Global Debt Crisis Is Far from Over, Conference Hears

  • Reinhart tells IMF conference debt is bigger than meets the eye
  • Difficulties of determining predictors of crises are examined
  • Speaker explains resilience of emerging markets in current crisis
  • The IMF’s Research Department convened a September 14 conference of leading economists to look at some of these issues. The papers presented at the conference and a collection of IMF analyses on the topic will appear in a book to be published next year.

    “Financial crises are damaging and contagious, prompting calls for swift policy responses when they happen and justifying much effort to avoid them,” said IMF First Deputy Managing Director David Lipton in opening the session.
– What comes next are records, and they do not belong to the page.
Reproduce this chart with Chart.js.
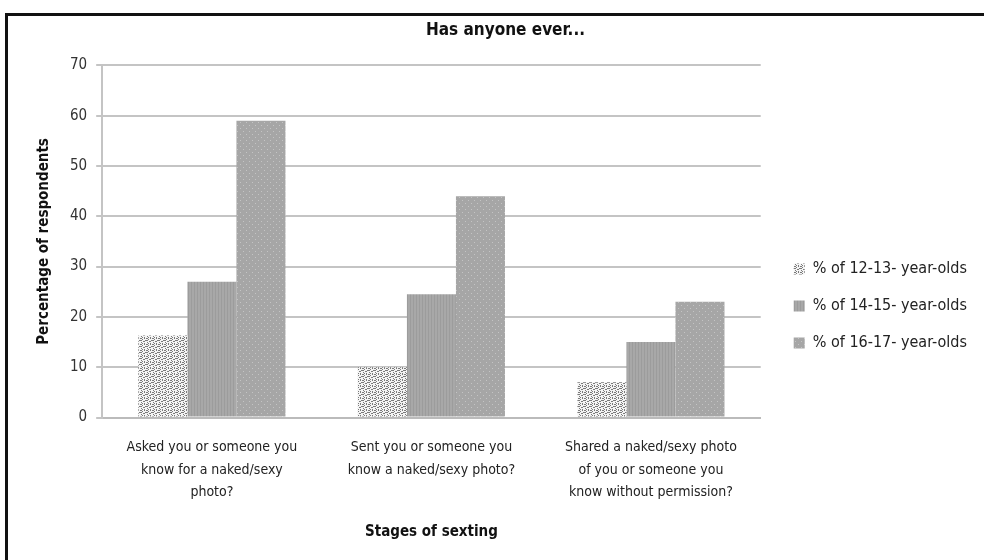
<!DOCTYPE html>
<html>
<head>
<meta charset="utf-8">
<script src="https://cdn.jsdelivr.net/npm/chart.js@4"></script>
<style>
    body { margin: 0; background: #fff; }
    #frame {
        position: absolute; left: 5px; top: 13px; width: 990px; height: 560px;
        border-left: 3px solid #111; border-top: 3px solid #111;
    }
    #wrap { position: absolute; left: 8px; top: 16px; width: 976px; height: 544px; }
</style>
</head>
<body>
<div id="frame"></div>
<div id="wrap"><canvas id="chart"></canvas></div>
<script>
const categories = [
    ['Asked you or someone you', 'know for a naked/sexy', 'photo?'],
    ['Sent you or someone you', 'know a naked/sexy photo?'],
    ['Shared a naked/sexy photo', 'of you or someone you', 'know without permission?']
];
const seriesNames = ['% of 12-13- year-olds', '% of 14-15- year-olds', '% of 16-17- year-olds'];
const age1213 = [16.3, 10, 7];
const age1415 = [27, 24.5, 15];
const age1617 = [59, 44, 23];

function makePattern(kind) {
    const c = document.createElement('canvas');
    c.width = 6; c.height = 6;
    const g = c.getContext('2d');
    if (kind === 'dots') {
        g.fillStyle = '#f4f4f4';
        g.fillRect(0, 0, 6, 6);
        g.fillStyle = '#7a7a7a';
        g.fillRect(0, 0, 2, 1); g.fillRect(3, 1, 2, 1);
        g.fillRect(1, 2, 1, 1); g.fillRect(4, 3, 1, 2);
        g.fillRect(0, 4, 2, 1); g.fillRect(2, 5, 1, 1);
        g.fillRect(5, 0, 1, 1); g.fillRect(2, 3, 1, 1);
    } else if (kind === 'vlines') {
        g.fillStyle = '#a8a8a8';
        g.fillRect(0, 0, 6, 6);
        g.fillStyle = '#9c9c9c';
        g.fillRect(0, 0, 1, 6); g.fillRect(3, 0, 1, 6);
    } else {
        g.fillStyle = '#a6a6a6';
        g.fillRect(0, 0, 6, 6);
        g.fillStyle = '#c4c4c4';
        g.fillRect(1, 1, 1, 1); g.fillRect(4, 4, 1, 1);
    }
    return g.createPattern(c, 'repeat');
}

// widen the legend box and nudge its items right, like the reference
const legendWidth = {
    id: 'legendWidth',
    beforeInit(chart) {
        const legend = chart.legend;
        const origFit = legend.fit;
        legend.fit = function () {
            origFit.call(this);
            this.width += 15;
        };
        const origDraw = legend.draw;
        legend.draw = function () {
            this.left += 12;
            origDraw.call(this);
            this.left -= 12;
        };
    }
};

const ctx = document.getElementById('chart').getContext('2d');
Chart.defaults.font.family = "'DejaVu Sans Condensed', 'Liberation Sans', sans-serif";
Chart.defaults.color = '#222';

new Chart(ctx, {
    type: 'bar',
    data: {
        labels: categories,
        datasets: [
            { label: seriesNames[0], data: age1213, backgroundColor: makePattern('dots') },
            { label: seriesNames[1], data: age1415, backgroundColor: makePattern('vlines') },
            { label: seriesNames[2], data: age1617, backgroundColor: makePattern('pdots') }
        ]
    },
    options: {
        responsive: true,
        maintainAspectRatio: false,
        animation: false,
        layout: { padding: { left: 23, right: 4, top: 0, bottom: 15 } },
        datasets: { bar: { categoryPercentage: 0.67, barPercentage: 1 } },
        plugins: {
            title: {
                display: true,
                text: 'Has anyone ever...',
                font: { size: 17, weight: 'bold' },
                color: '#111',
                padding: { top: 4, bottom: 25 }
            },
            legend: {
                position: 'right',
                title: { display: true, text: ' ', font: { size: 16 }, padding: { top: 0, bottom: 32 } },
                labels: {
                    boxWidth: 11, boxHeight: 11,
                    font: { size: 16 },
                    color: '#222',
                    padding: 21
                }
            }
        },
        scales: {
            x: {
                grid: { display: false },
                border: { color: '#bbb', width: 2 },
                ticks: { font: { size: 14, lineHeight: 1.607 }, color: '#222', maxRotation: 0, autoSkip: false, padding: 11 },
                title: {
                    display: true, text: 'Stages of sexting',
                    font: { size: 15, weight: 'bold' }, color: '#111', padding: { top: 8 }
                }
            },
            y: {
                min: 0, max: 70,
                ticks: { stepSize: 10, font: { size: 15 }, color: '#333', padding: 9 },
                grid: { color: '#c4c4c4', lineWidth: 2, tickLength: 6 },
                border: { color: '#c4c4c4', width: 2 },
                title: {
                    display: true, text: 'Percentage of respondents',
                    font: { size: 15, weight: 'bold' }, color: '#111', padding: { bottom: 8 }
                }
            }
        }
    },
    plugins: [legendWidth]
});
</script>
</body>
</html>
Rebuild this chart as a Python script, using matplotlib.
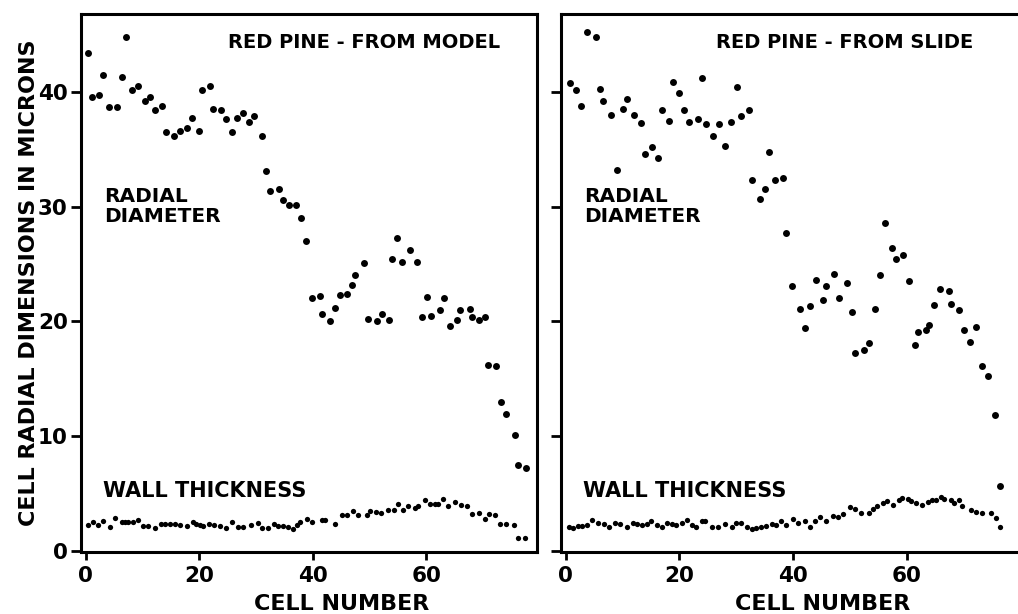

    “The IMF has been engaged actively in understanding the causes, consequences, and best resolution policies of financial crises. The IMF’s recent work on credit booms and banking crises echo the findings of these academics on the role of rapid credit expansion in predicting crises,” he said.

    Keynote speaker Carmen Reinhart, of Harvard University, sounded a somber note. The current crisis that began with the unraveling of the subprime U.S. mortgage market in 2007 is far from over and is on a scale that has not been seen in advanced economies since the 1930s and World War II debt defaults. As a result, she said, it is increasingly likely that there will be debt restructurings and conversions to ease repayment in some of the stressed economies in Europe.

    Credit events

    Reinhart—who with co-author and fellow Harvard professor Kenneth Rogoff surveyed eight centuries of financial crises in their book This Time Is Different—reminded that while in recent decades these so-called credit events have been the domain of emerging market borrowers, prior to 1940 advanced economies were involved in many such restructurings and conversions of high-yield, short-term debt to low-yield, long-term debt.

    Debts have grown substantially in advanced economies and are of such a scale in some countries that is difficult to see how in some cases austerity measures alone will suffice in reducing the debt to levels countries can afford. Already central government debt as a percentage of GDP exceeds 90 percent for advanced economies as a whole.

    Moreover, she said, debt is much bigger than meets the eye. Private debt can quickly become public, as in Ireland and Spain where neither government had debt issues until their economies were overwhelmed by the problems of their overextended banking sectors...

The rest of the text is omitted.